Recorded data

(begin)

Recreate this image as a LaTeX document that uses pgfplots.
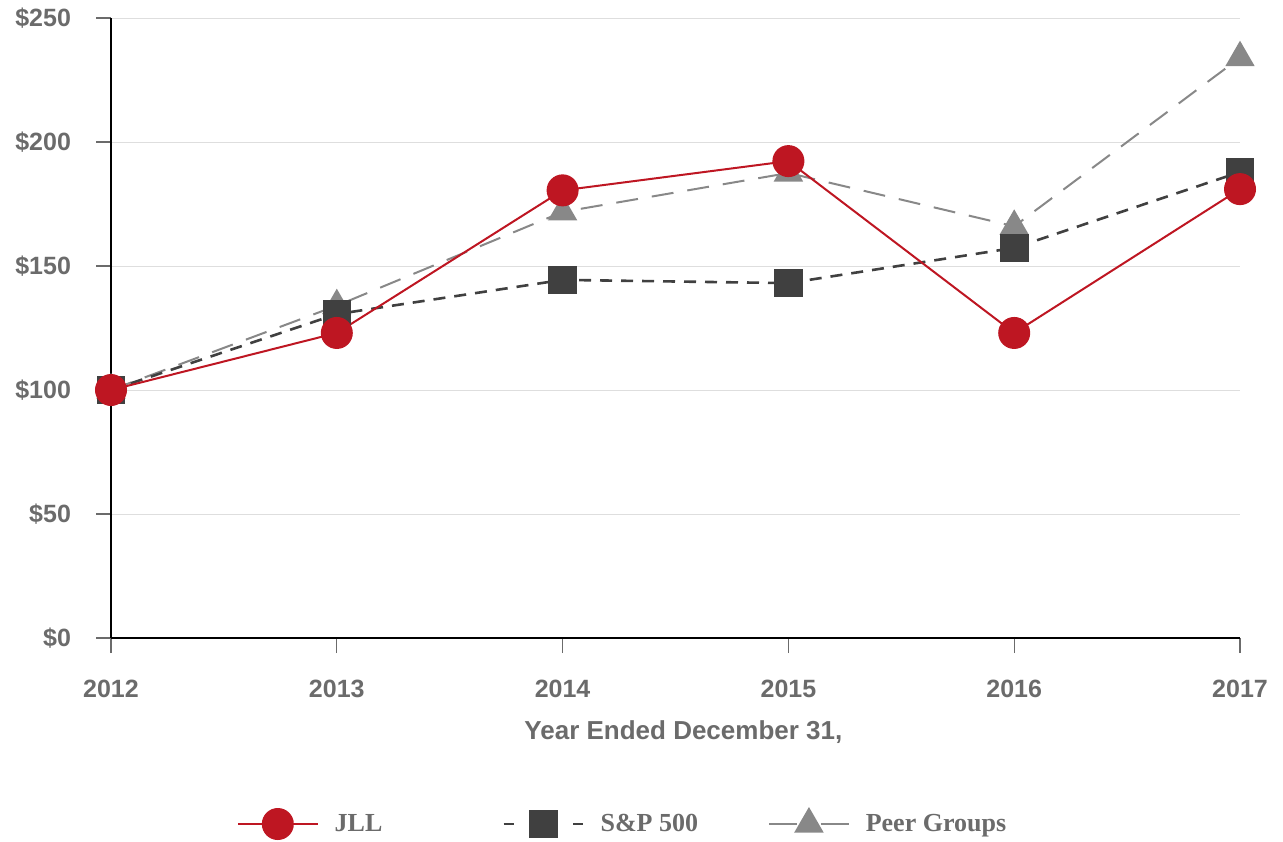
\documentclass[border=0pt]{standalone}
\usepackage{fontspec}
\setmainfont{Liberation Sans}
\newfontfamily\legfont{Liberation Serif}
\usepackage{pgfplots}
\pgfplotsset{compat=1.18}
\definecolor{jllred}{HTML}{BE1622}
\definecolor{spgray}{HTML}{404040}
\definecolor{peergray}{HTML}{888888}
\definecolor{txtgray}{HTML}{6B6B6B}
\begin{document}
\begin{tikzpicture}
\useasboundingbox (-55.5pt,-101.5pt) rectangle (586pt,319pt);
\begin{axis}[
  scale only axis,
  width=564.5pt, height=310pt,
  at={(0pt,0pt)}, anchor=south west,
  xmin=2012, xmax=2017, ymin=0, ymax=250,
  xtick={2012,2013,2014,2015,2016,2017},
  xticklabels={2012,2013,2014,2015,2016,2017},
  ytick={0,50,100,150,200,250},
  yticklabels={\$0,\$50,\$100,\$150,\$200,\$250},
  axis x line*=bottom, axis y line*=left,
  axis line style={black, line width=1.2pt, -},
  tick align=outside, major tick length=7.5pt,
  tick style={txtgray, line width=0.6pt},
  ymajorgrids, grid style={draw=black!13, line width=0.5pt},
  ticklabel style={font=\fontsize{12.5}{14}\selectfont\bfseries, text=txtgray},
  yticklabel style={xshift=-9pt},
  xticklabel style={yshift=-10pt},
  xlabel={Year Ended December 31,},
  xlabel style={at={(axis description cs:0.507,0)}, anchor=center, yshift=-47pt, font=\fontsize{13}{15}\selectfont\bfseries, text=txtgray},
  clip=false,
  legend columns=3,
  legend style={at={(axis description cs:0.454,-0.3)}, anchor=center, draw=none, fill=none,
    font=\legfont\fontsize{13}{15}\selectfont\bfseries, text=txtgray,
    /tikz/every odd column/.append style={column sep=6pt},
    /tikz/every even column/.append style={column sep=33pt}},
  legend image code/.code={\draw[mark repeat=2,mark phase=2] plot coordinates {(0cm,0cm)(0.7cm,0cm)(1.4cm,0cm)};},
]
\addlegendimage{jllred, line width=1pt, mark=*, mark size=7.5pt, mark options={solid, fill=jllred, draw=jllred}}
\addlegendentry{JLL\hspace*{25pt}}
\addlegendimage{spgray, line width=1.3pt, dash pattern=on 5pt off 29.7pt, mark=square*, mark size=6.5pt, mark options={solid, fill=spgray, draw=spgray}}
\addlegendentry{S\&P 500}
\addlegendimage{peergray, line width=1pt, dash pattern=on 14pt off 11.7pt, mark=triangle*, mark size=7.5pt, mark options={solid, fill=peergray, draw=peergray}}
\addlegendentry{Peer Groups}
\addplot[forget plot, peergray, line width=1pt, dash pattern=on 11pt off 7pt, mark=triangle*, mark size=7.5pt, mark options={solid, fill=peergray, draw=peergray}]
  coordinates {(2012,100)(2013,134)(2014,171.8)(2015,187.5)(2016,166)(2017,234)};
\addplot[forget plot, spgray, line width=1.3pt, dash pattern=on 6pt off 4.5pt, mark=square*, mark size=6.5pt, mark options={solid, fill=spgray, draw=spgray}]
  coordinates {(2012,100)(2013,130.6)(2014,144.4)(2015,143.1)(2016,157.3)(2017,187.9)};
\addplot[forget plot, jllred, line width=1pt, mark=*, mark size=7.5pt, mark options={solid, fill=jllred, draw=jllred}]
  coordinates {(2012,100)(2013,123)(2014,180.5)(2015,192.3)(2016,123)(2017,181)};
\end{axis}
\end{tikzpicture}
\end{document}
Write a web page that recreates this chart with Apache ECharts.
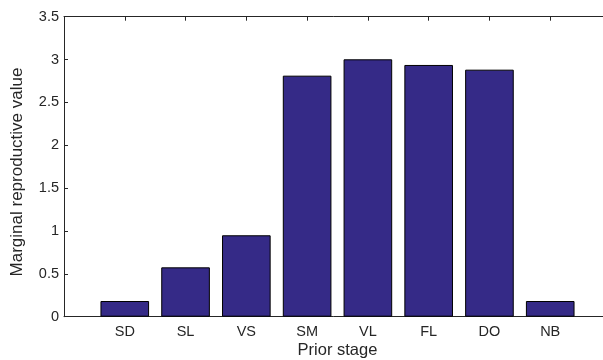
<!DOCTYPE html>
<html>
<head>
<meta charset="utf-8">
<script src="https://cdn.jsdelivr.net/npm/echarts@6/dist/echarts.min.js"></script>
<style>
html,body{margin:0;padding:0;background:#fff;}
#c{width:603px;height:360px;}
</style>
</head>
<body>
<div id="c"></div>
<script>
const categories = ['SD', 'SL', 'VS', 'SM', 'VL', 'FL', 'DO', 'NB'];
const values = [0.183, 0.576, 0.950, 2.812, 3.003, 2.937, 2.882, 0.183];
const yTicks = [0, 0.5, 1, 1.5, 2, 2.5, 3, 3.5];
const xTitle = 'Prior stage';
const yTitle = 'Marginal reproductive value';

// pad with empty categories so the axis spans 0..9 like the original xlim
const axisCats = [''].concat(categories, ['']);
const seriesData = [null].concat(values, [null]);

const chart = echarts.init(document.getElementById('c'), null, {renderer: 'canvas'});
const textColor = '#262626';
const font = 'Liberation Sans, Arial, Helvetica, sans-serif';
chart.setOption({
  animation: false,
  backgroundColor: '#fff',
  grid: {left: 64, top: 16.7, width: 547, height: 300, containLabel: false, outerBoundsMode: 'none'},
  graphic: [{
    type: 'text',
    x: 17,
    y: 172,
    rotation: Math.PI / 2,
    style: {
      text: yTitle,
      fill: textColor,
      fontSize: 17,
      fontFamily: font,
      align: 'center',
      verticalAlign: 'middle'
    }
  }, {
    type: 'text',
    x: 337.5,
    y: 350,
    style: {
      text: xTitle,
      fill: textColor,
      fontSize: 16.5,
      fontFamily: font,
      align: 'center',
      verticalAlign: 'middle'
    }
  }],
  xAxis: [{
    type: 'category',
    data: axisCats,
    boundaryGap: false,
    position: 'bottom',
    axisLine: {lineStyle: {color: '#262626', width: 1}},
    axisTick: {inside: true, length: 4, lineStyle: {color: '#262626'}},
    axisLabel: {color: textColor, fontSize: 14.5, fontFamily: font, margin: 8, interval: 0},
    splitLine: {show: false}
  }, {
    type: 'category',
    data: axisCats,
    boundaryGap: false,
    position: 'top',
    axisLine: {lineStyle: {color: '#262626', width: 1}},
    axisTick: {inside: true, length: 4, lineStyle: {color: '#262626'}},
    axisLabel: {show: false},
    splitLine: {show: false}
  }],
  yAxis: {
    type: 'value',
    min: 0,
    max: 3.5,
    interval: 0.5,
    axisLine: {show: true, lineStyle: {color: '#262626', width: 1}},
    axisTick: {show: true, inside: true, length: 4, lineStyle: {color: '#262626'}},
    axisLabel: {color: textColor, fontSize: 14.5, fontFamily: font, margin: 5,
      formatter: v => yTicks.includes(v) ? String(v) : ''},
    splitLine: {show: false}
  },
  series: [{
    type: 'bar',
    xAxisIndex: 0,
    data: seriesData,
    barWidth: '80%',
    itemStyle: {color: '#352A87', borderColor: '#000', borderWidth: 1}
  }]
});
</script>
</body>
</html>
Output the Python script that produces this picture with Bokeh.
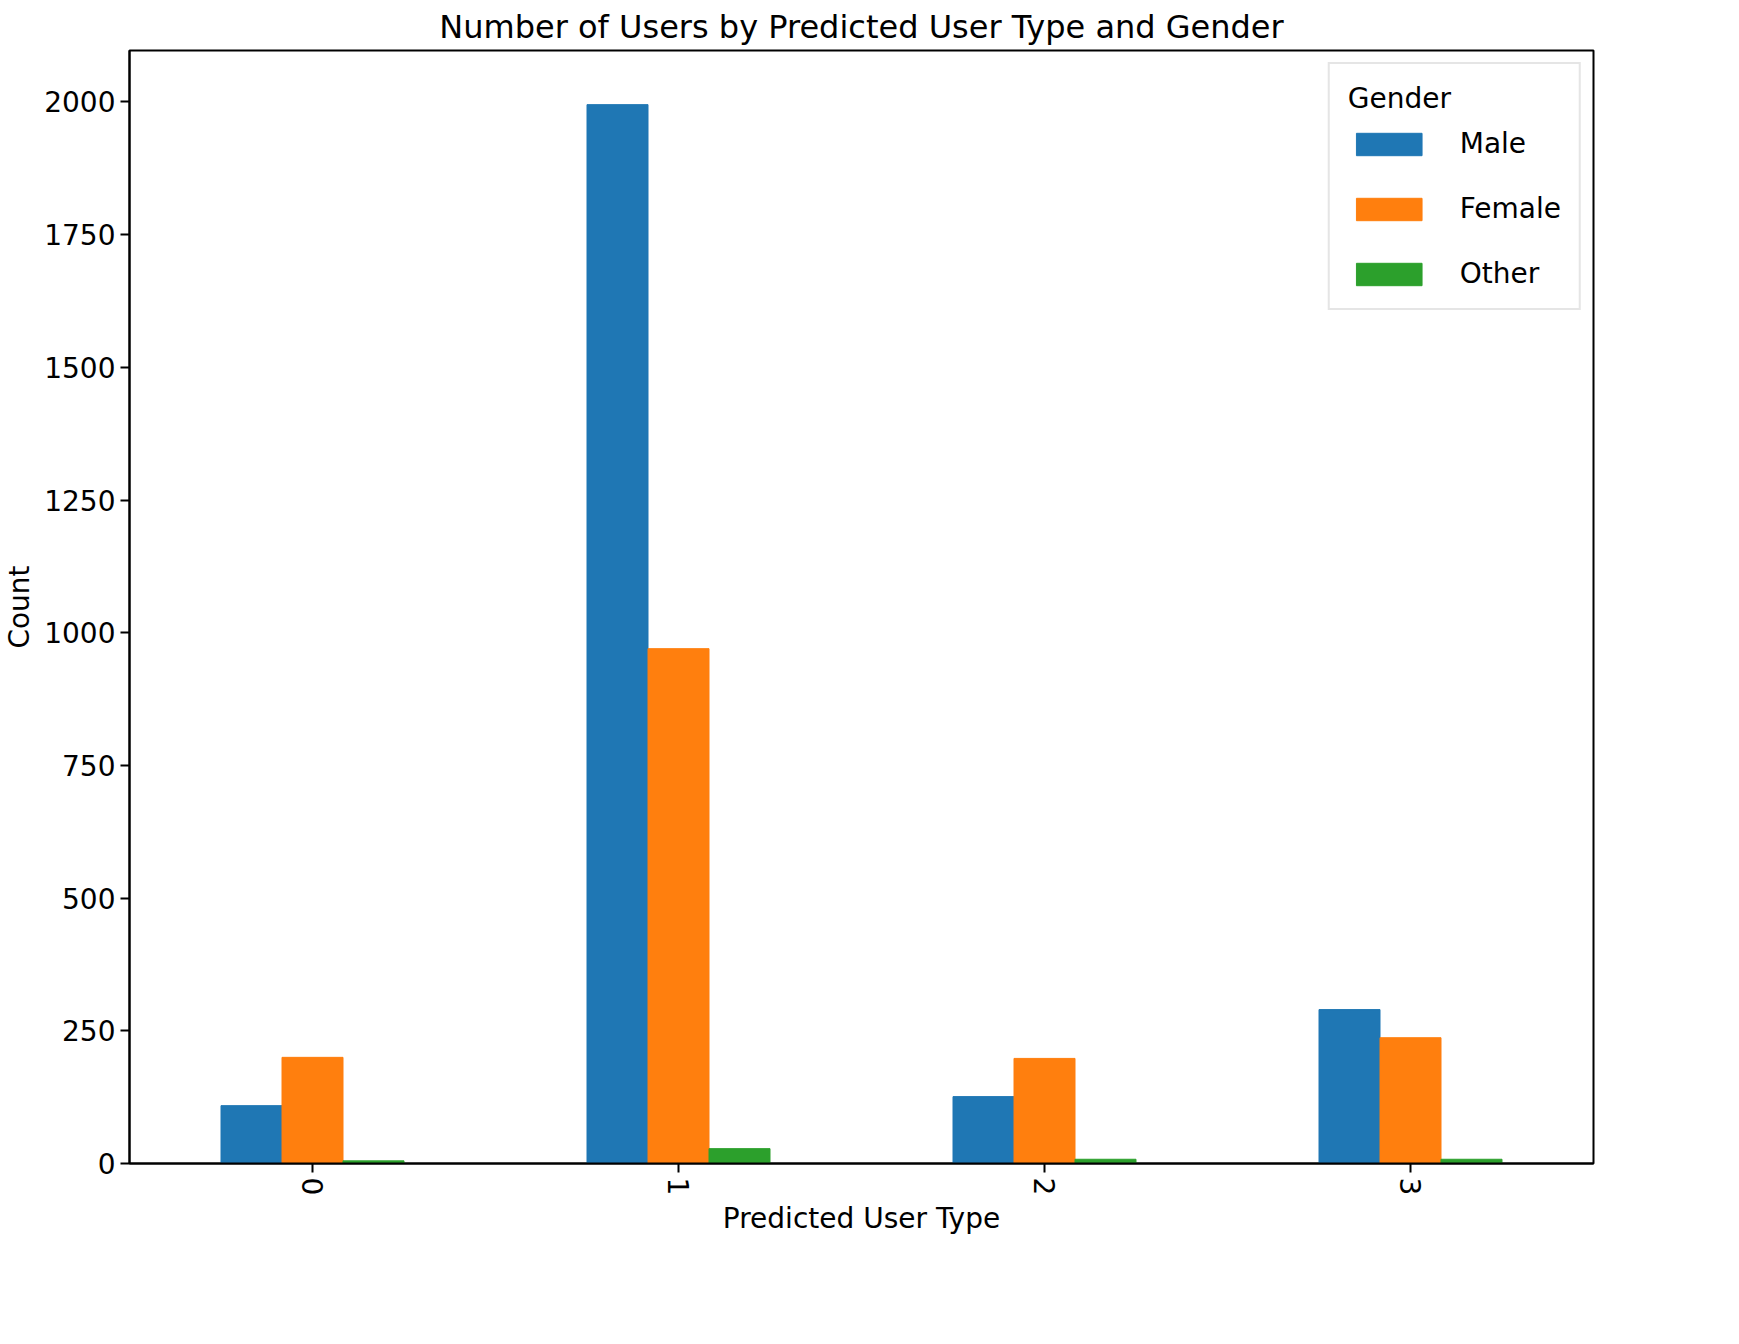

(end)

**Description of the task**
Quote in full the listing given above; the images are to be left out.

**Completed exercise**
Recreate this image as a LaTeX document that uses pgfplots.
\documentclass[border=0pt]{standalone}
\usepackage{fontspec}
\setmainfont{Liberation Sans}
\newfontfamily\legfont{Liberation Serif}
\usepackage{pgfplots}
\pgfplotsset{compat=1.18}
\definecolor{jllred}{HTML}{BE1622}
\definecolor{spgray}{HTML}{404040}
\definecolor{peergray}{HTML}{888888}
\definecolor{txtgray}{HTML}{6B6B6B}
\begin{document}
\begin{tikzpicture}
\useasboundingbox (-55.5pt,-101.5pt) rectangle (586pt,319pt);
\begin{axis}[
  scale only axis,
  width=564.5pt, height=310pt,
  at={(0pt,0pt)}, anchor=south west,
  xmin=2012, xmax=2017, ymin=0, ymax=250,
  xtick={2012,2013,2014,2015,2016,2017},
  xticklabels={2012,2013,2014,2015,2016,2017},
  ytick={0,50,100,150,200,250},
  yticklabels={\$0,\$50,\$100,\$150,\$200,\$250},
  axis x line*=bottom, axis y line*=left,
  axis line style={black, line width=1.2pt, -},
  tick align=outside, major tick length=7.5pt,
  tick style={txtgray, line width=0.6pt},
  ymajorgrids, grid style={draw=black!13, line width=0.5pt},
  ticklabel style={font=\fontsize{12.5}{14}\selectfont\bfseries, text=txtgray},
  yticklabel style={xshift=-9pt},
  xticklabel style={yshift=-10pt},
  xlabel={Year Ended December 31,},
  xlabel style={at={(axis description cs:0.507,0)}, anchor=center, yshift=-47pt, font=\fontsize{13}{15}\selectfont\bfseries, text=txtgray},
  clip=false,
  legend columns=3,
  legend style={at={(axis description cs:0.454,-0.3)}, anchor=center, draw=none, fill=none,
    font=\legfont\fontsize{13}{15}\selectfont\bfseries, text=txtgray,
    /tikz/every odd column/.append style={column sep=6pt},
    /tikz/every even column/.append style={column sep=33pt}},
  legend image code/.code={\draw[mark repeat=2,mark phase=2] plot coordinates {(0cm,0cm)(0.7cm,0cm)(1.4cm,0cm)};},
]
\addlegendimage{jllred, line width=1pt, mark=*, mark size=7.5pt, mark options={solid, fill=jllred, draw=jllred}}
\addlegendentry{JLL\hspace*{25pt}}
\addlegendimage{spgray, line width=1.3pt, dash pattern=on 5pt off 29.7pt, mark=square*, mark size=6.5pt, mark options={solid, fill=spgray, draw=spgray}}
\addlegendentry{S\&P 500}
\addlegendimage{peergray, line width=1pt, dash pattern=on 14pt off 11.7pt, mark=triangle*, mark size=7.5pt, mark options={solid, fill=peergray, draw=peergray}}
\addlegendentry{Peer Groups}
\addplot[forget plot, peergray, line width=1pt, dash pattern=on 11pt off 7pt, mark=triangle*, mark size=7.5pt, mark options={solid, fill=peergray, draw=peergray}]
  coordinates {(2012,100)(2013,134)(2014,171.8)(2015,187.5)(2016,166)(2017,234)};
\addplot[forget plot, spgray, line width=1.3pt, dash pattern=on 6pt off 4.5pt, mark=square*, mark size=6.5pt, mark options={solid, fill=spgray, draw=spgray}]
  coordinates {(2012,100)(2013,130.6)(2014,144.4)(2015,143.1)(2016,157.3)(2017,187.9)};
\addplot[forget plot, jllred, line width=1pt, mark=*, mark size=7.5pt, mark options={solid, fill=jllred, draw=jllred}]
  coordinates {(2012,100)(2013,123)(2014,180.5)(2015,192.3)(2016,123)(2017,181)};
\end{axis}
\end{tikzpicture}
\end{document}
Write a web page that recreates this chart with Apache ECharts.
<!DOCTYPE html>
<html>
<head>
<meta charset="utf-8">
<script src="https://cdn.jsdelivr.net/npm/echarts@6/dist/echarts.min.js"></script>
<style>
html,body{margin:0;padding:0;background:#fff;}
#c{width:603px;height:360px;}
</style>
</head>
<body>
<div id="c"></div>
<script>
const categories = ['SD', 'SL', 'VS', 'SM', 'VL', 'FL', 'DO', 'NB'];
const values = [0.183, 0.576, 0.950, 2.812, 3.003, 2.937, 2.882, 0.183];
const yTicks = [0, 0.5, 1, 1.5, 2, 2.5, 3, 3.5];
const xTitle = 'Prior stage';
const yTitle = 'Marginal reproductive value';

// pad with empty categories so the axis spans 0..9 like the original xlim
const axisCats = [''].concat(categories, ['']);
const seriesData = [null].concat(values, [null]);

const chart = echarts.init(document.getElementById('c'), null, {renderer: 'canvas'});
const textColor = '#262626';
const font = 'Liberation Sans, Arial, Helvetica, sans-serif';
chart.setOption({
  animation: false,
  backgroundColor: '#fff',
  grid: {left: 64, top: 16.7, width: 547, height: 300, containLabel: false, outerBoundsMode: 'none'},
  graphic: [{
    type: 'text',
    x: 17,
    y: 172,
    rotation: Math.PI / 2,
    style: {
      text: yTitle,
      fill: textColor,
      fontSize: 17,
      fontFamily: font,
      align: 'center',
      verticalAlign: 'middle'
    }
  }, {
    type: 'text',
    x: 337.5,
    y: 350,
    style: {
      text: xTitle,
      fill: textColor,
      fontSize: 16.5,
      fontFamily: font,
      align: 'center',
      verticalAlign: 'middle'
    }
  }],
  xAxis: [{
    type: 'category',
    data: axisCats,
    boundaryGap: false,
    position: 'bottom',
    axisLine: {lineStyle: {color: '#262626', width: 1}},
    axisTick: {inside: true, length: 4, lineStyle: {color: '#262626'}},
    axisLabel: {color: textColor, fontSize: 14.5, fontFamily: font, margin: 8, interval: 0},
    splitLine: {show: false}
  }, {
    type: 'category',
    data: axisCats,
    boundaryGap: false,
    position: 'top',
    axisLine: {lineStyle: {color: '#262626', width: 1}},
    axisTick: {inside: true, length: 4, lineStyle: {color: '#262626'}},
    axisLabel: {show: false},
    splitLine: {show: false}
  }],
  yAxis: {
    type: 'value',
    min: 0,
    max: 3.5,
    interval: 0.5,
    axisLine: {show: true, lineStyle: {color: '#262626', width: 1}},
    axisTick: {show: true, inside: true, length: 4, lineStyle: {color: '#262626'}},
    axisLabel: {color: textColor, fontSize: 14.5, fontFamily: font, margin: 5,
      formatter: v => yTicks.includes(v) ? String(v) : ''},
    splitLine: {show: false}
  },
  series: [{
    type: 'bar',
    xAxisIndex: 0,
    data: seriesData,
    barWidth: '80%',
    itemStyle: {color: '#352A87', borderColor: '#000', borderWidth: 1}
  }]
});
</script>
</body>
</html>
Output the Python script that produces this picture with Bokeh.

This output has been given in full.